*DATA LINES*
◆ ◆ ◆ ◆ ◆ ◆ ◆
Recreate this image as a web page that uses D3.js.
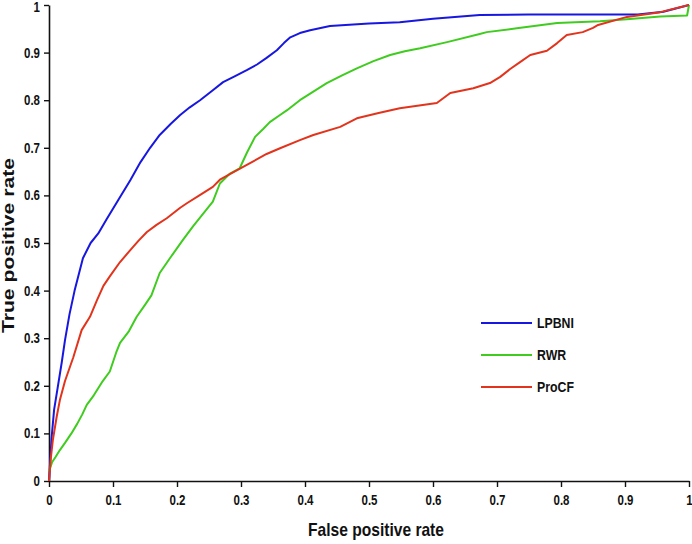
<!DOCTYPE html>
<html>
<head>
<meta charset="utf-8">
<script src="https://cdn.jsdelivr.net/npm/d3@7"></script>
<style>
  html, body { margin: 0; padding: 0; background: #fff; }
  svg { display: block; }
  .nar { font-family: "Liberation Sans", Arial, sans-serif; font-weight: bold; }
</style>
</head>
<body>
<svg id="chart" width="692" height="544"></svg>
<script>
const seriesNames = ["LPBNI", "RWR", "ProCF"];
const seriesColors = ["#1717e0", "#3fcc1f", "#e2341c"];
const xTicks = [0, 0.1, 0.2, 0.3, 0.4, 0.5, 0.6, 0.7, 0.8, 0.9, 1];
const yTicks = [0, 0.1, 0.2, 0.3, 0.4, 0.5, 0.6, 0.7, 0.8, 0.9, 1];

const lpbni = [[0,0],[0.004,0.09],[0.008,0.15],[0.014,0.2],[0.02,0.25],[0.025,0.296],[0.032,0.35],[0.04,0.40],[0.053,0.468],[0.065,0.50],[0.077,0.52],[0.09,0.55],[0.108,0.59],[0.127,0.632],[0.143,0.67],[0.158,0.70],[0.173,0.727],[0.19,0.75],[0.205,0.769],[0.22,0.785],[0.236,0.80],[0.255,0.82],[0.272,0.838],[0.29,0.85],[0.309,0.863],[0.325,0.875],[0.34,0.889],[0.356,0.905],[0.367,0.92],[0.377,0.932],[0.392,0.941],[0.408,0.947],[0.439,0.956],[0.5,0.961],[0.548,0.964],[0.6,0.971],[0.673,0.979],[0.75,0.98],[0.85,0.98],[0.92,0.98],[0.96,0.986],[1,1]];

const rwr = [[0,0.02],[0.005,0.04],[0.01,0.05],[0.017,0.065],[0.025,0.08],[0.035,0.1],[0.044,0.12],[0.052,0.14],[0.059,0.16],[0.07,0.18],[0.084,0.21],[0.095,0.23],[0.105,0.27],[0.111,0.29],[0.125,0.315],[0.137,0.345],[0.15,0.37],[0.16,0.39],[0.173,0.437],[0.19,0.47],[0.209,0.506],[0.225,0.535],[0.24,0.56],[0.256,0.587],[0.267,0.625],[0.282,0.645],[0.298,0.657],[0.309,0.689],[0.322,0.723],[0.335,0.74],[0.345,0.754],[0.361,0.769],[0.372,0.779],[0.392,0.8],[0.413,0.818],[0.434,0.836],[0.458,0.852],[0.481,0.867],[0.507,0.882],[0.533,0.895],[0.556,0.903],[0.58,0.909],[0.622,0.922],[0.673,0.939],[0.684,0.943],[0.731,0.951],[0.794,0.962],[0.861,0.966],[0.903,0.97],[0.955,0.976],[0.997,0.978],[1,1]];

const procf = [[0,0],[0.003,0.05],[0.006,0.086],[0.012,0.135],[0.017,0.17],[0.025,0.21],[0.038,0.26],[0.051,0.317],[0.064,0.345],[0.075,0.38],[0.085,0.41],[0.095,0.43],[0.111,0.46],[0.127,0.485],[0.14,0.505],[0.153,0.523],[0.168,0.538],[0.184,0.552],[0.205,0.574],[0.216,0.584],[0.235,0.60],[0.256,0.618],[0.267,0.633],[0.294,0.653],[0.317,0.67],[0.34,0.687],[0.361,0.699],[0.392,0.716],[0.413,0.727],[0.455,0.744],[0.481,0.762],[0.515,0.773],[0.548,0.783],[0.606,0.794],[0.627,0.815],[0.663,0.825],[0.689,0.836],[0.705,0.849],[0.72,0.865],[0.736,0.88],[0.752,0.895],[0.778,0.904],[0.794,0.92],[0.809,0.937],[0.834,0.943],[0.85,0.952],[0.858,0.958],[0.903,0.975],[0.955,0.985],[1,1]];

const seriesData = [lpbni, rwr, procf];

const margin = {left: 49, top: 5, right: 3, bottom: 63};
const W = 692, H = 544;
const svg = d3.select("#chart");
const x = d3.scaleLinear().domain([0, 1]).range([margin.left, W - margin.right]);
const y = d3.scaleLinear().domain([0, 1]).range([H - margin.bottom, margin.top]);

const fmt = d => d === 0 ? "0" : d === 1 ? "1" : d3.format(".1f")(d);

const xAxis = svg.append("g")
  .attr("transform", `translate(0,${y(0)})`)
  .call(d3.axisBottom(x).tickValues(xTicks).tickFormat(fmt).tickSize(6).tickSizeOuter(0).tickPadding(8));
const yAxis = svg.append("g")
  .attr("transform", `translate(${x(0)},0)`)
  .call(d3.axisLeft(y).tickValues(yTicks).tickFormat(fmt).tickSize(5).tickSizeOuter(0).tickPadding(4));

[xAxis, yAxis].forEach(g => {
  g.select(".domain").attr("stroke", "#111").attr("stroke-width", 1.6);
  g.selectAll(".tick line").attr("stroke", "#111").attr("stroke-width", 1.4);
  g.selectAll(".tick text").attr("class", "nar").attr("font-size", 14).attr("fill", "#111");
});
yAxis.selectAll(".tick").filter(d => d === 1).select("text").attr("dy", "0.45em");

const line = d3.line().x(d => x(d[0])).y(d => y(d[1]));

seriesData.forEach((s, i) => {
  svg.append("path")
    .datum(s)
    .attr("fill", "none")
    .attr("stroke", seriesColors[i])
    .attr("stroke-width", 2)
    .attr("stroke-linejoin", "round")
    .attr("d", line);
});

// legend
const leg = svg.append("g");
seriesNames.forEach((n, i) => {
  const ly = 323 + i * 32;
  leg.append("line").attr("x1", 481).attr("x2", 532).attr("y1", ly).attr("y2", ly)
    .attr("stroke", seriesColors[i]).attr("stroke-width", 2);
  leg.append("text").attr("class", "nar").attr("x", 537).attr("y", ly).attr("dy", "0.36em")
    .attr("font-size", 15).attr("fill", "#111").text(n);
});

// axis titles
svg.append("text").attr("class", "nar xtitle")
  .attr("x", 376).attr("y", 536).attr("text-anchor", "middle")
  .attr("font-size", 19).attr("fill", "#111").text("False positive rate");

svg.append("text").attr("class", "ytitle")
  .attr("transform", `translate(14,245.5) rotate(-90)`)
  .attr("text-anchor", "middle")
  .attr("font-family", "Liberation Sans, Arial, sans-serif").attr("font-weight", "bold")
  .attr("font-size", 16).attr("fill", "#111").text("True positive rate");

// condense narrow-style text
svg.selectAll("text.nar").each(function() {
  const len = this.getComputedTextLength();
  d3.select(this).attr("textLength", len * 0.82).attr("lengthAdjust", "spacingAndGlyphs");
});
svg.select("text.ytitle").attr("textLength", 175).attr("lengthAdjust", "spacingAndGlyphs");
</script>
</body>
</html>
◆ ◆ ◆ ◆ ◆ ◆ ◆
*REQUIRED TASK*
From the material above, reproduce everything verbatim except the pictures.

*EXERCISE RESULT*
Recreate this image as a web page that uses D3.js.
<!DOCTYPE html>
<html>
<head>
<meta charset="utf-8">
<script src="https://cdn.jsdelivr.net/npm/d3@7"></script>
<style>
  html, body { margin: 0; padding: 0; background: #fff; }
  svg { display: block; }
  .nar { font-family: "Liberation Sans", Arial, sans-serif; font-weight: bold; }
</style>
</head>
<body>
<svg id="chart" width="692" height="544"></svg>
<script>
const seriesNames = ["LPBNI", "RWR", "ProCF"];
const seriesColors = ["#1717e0", "#3fcc1f", "#e2341c"];
const xTicks = [0, 0.1, 0.2, 0.3, 0.4, 0.5, 0.6, 0.7, 0.8, 0.9, 1];
const yTicks = [0, 0.1, 0.2, 0.3, 0.4, 0.5, 0.6, 0.7, 0.8, 0.9, 1];

const lpbni = [[0,0],[0.004,0.09],[0.008,0.15],[0.014,0.2],[0.02,0.25],[0.025,0.296],[0.032,0.35],[0.04,0.40],[0.053,0.468],[0.065,0.50],[0.077,0.52],[0.09,0.55],[0.108,0.59],[0.127,0.632],[0.143,0.67],[0.158,0.70],[0.173,0.727],[0.19,0.75],[0.205,0.769],[0.22,0.785],[0.236,0.80],[0.255,0.82],[0.272,0.838],[0.29,0.85],[0.309,0.863],[0.325,0.875],[0.34,0.889],[0.356,0.905],[0.367,0.92],[0.377,0.932],[0.392,0.941],[0.408,0.947],[0.439,0.956],[0.5,0.961],[0.548,0.964],[0.6,0.971],[0.673,0.979],[0.75,0.98],[0.85,0.98],[0.92,0.98],[0.96,0.986],[1,1]];

const rwr = [[0,0.02],[0.005,0.04],[0.01,0.05],[0.017,0.065],[0.025,0.08],[0.035,0.1],[0.044,0.12],[0.052,0.14],[0.059,0.16],[0.07,0.18],[0.084,0.21],[0.095,0.23],[0.105,0.27],[0.111,0.29],[0.125,0.315],[0.137,0.345],[0.15,0.37],[0.16,0.39],[0.173,0.437],[0.19,0.47],[0.209,0.506],[0.225,0.535],[0.24,0.56],[0.256,0.587],[0.267,0.625],[0.282,0.645],[0.298,0.657],[0.309,0.689],[0.322,0.723],[0.335,0.74],[0.345,0.754],[0.361,0.769],[0.372,0.779],[0.392,0.8],[0.413,0.818],[0.434,0.836],[0.458,0.852],[0.481,0.867],[0.507,0.882],[0.533,0.895],[0.556,0.903],[0.58,0.909],[0.622,0.922],[0.673,0.939],[0.684,0.943],[0.731,0.951],[0.794,0.962],[0.861,0.966],[0.903,0.97],[0.955,0.976],[0.997,0.978],[1,1]];

const procf = [[0,0],[0.003,0.05],[0.006,0.086],[0.012,0.135],[0.017,0.17],[0.025,0.21],[0.038,0.26],[0.051,0.317],[0.064,0.345],[0.075,0.38],[0.085,0.41],[0.095,0.43],[0.111,0.46],[0.127,0.485],[0.14,0.505],[0.153,0.523],[0.168,0.538],[0.184,0.552],[0.205,0.574],[0.216,0.584],[0.235,0.60],[0.256,0.618],[0.267,0.633],[0.294,0.653],[0.317,0.67],[0.34,0.687],[0.361,0.699],[0.392,0.716],[0.413,0.727],[0.455,0.744],[0.481,0.762],[0.515,0.773],[0.548,0.783],[0.606,0.794],[0.627,0.815],[0.663,0.825],[0.689,0.836],[0.705,0.849],[0.72,0.865],[0.736,0.88],[0.752,0.895],[0.778,0.904],[0.794,0.92],[0.809,0.937],[0.834,0.943],[0.85,0.952],[0.858,0.958],[0.903,0.975],[0.955,0.985],[1,1]];

const seriesData = [lpbni, rwr, procf];

const margin = {left: 49, top: 5, right: 3, bottom: 63};
const W = 692, H = 544;
const svg = d3.select("#chart");
const x = d3.scaleLinear().domain([0, 1]).range([margin.left, W - margin.right]);
const y = d3.scaleLinear().domain([0, 1]).range([H - margin.bottom, margin.top]);

const fmt = d => d === 0 ? "0" : d === 1 ? "1" : d3.format(".1f")(d);

const xAxis = svg.append("g")
  .attr("transform", `translate(0,${y(0)})`)
  .call(d3.axisBottom(x).tickValues(xTicks).tickFormat(fmt).tickSize(6).tickSizeOuter(0).tickPadding(8));
const yAxis = svg.append("g")
  .attr("transform", `translate(${x(0)},0)`)
  .call(d3.axisLeft(y).tickValues(yTicks).tickFormat(fmt).tickSize(5).tickSizeOuter(0).tickPadding(4));

[xAxis, yAxis].forEach(g => {
  g.select(".domain").attr("stroke", "#111").attr("stroke-width", 1.6);
  g.selectAll(".tick line").attr("stroke", "#111").attr("stroke-width", 1.4);
  g.selectAll(".tick text").attr("class", "nar").attr("font-size", 14).attr("fill", "#111");
});
yAxis.selectAll(".tick").filter(d => d === 1).select("text").attr("dy", "0.45em");

const line = d3.line().x(d => x(d[0])).y(d => y(d[1]));

seriesData.forEach((s, i) => {
  svg.append("path")
    .datum(s)
    .attr("fill", "none")
    .attr("stroke", seriesColors[i])
    .attr("stroke-width", 2)
    .attr("stroke-linejoin", "round")
    .attr("d", line);
});

// legend
const leg = svg.append("g");
seriesNames.forEach((n, i) => {
  const ly = 323 + i * 32;
  leg.append("line").attr("x1", 481).attr("x2", 532).attr("y1", ly).attr("y2", ly)
    .attr("stroke", seriesColors[i]).attr("stroke-width", 2);
  leg.append("text").attr("class", "nar").attr("x", 537).attr("y", ly).attr("dy", "0.36em")
    .attr("font-size", 15).attr("fill", "#111").text(n);
});

// axis titles
svg.append("text").attr("class", "nar xtitle")
  .attr("x", 376).attr("y", 536).attr("text-anchor", "middle")
  .attr("font-size", 19).attr("fill", "#111").text("False positive rate");

svg.append("text").attr("class", "ytitle")
  .attr("transform", `translate(14,245.5) rotate(-90)`)
  .attr("text-anchor", "middle")
  .attr("font-family", "Liberation Sans, Arial, sans-serif").attr("font-weight", "bold")
  .attr("font-size", 16).attr("fill", "#111").text("True positive rate");

// condense narrow-style text
svg.selectAll("text.nar").each(function() {
  const len = this.getComputedTextLength();
  d3.select(this).attr("textLength", len * 0.82).attr("lengthAdjust", "spacingAndGlyphs");
});
svg.select("text.ytitle").attr("textLength", 175).attr("lengthAdjust", "spacingAndGlyphs");
</script>
</body>
</html>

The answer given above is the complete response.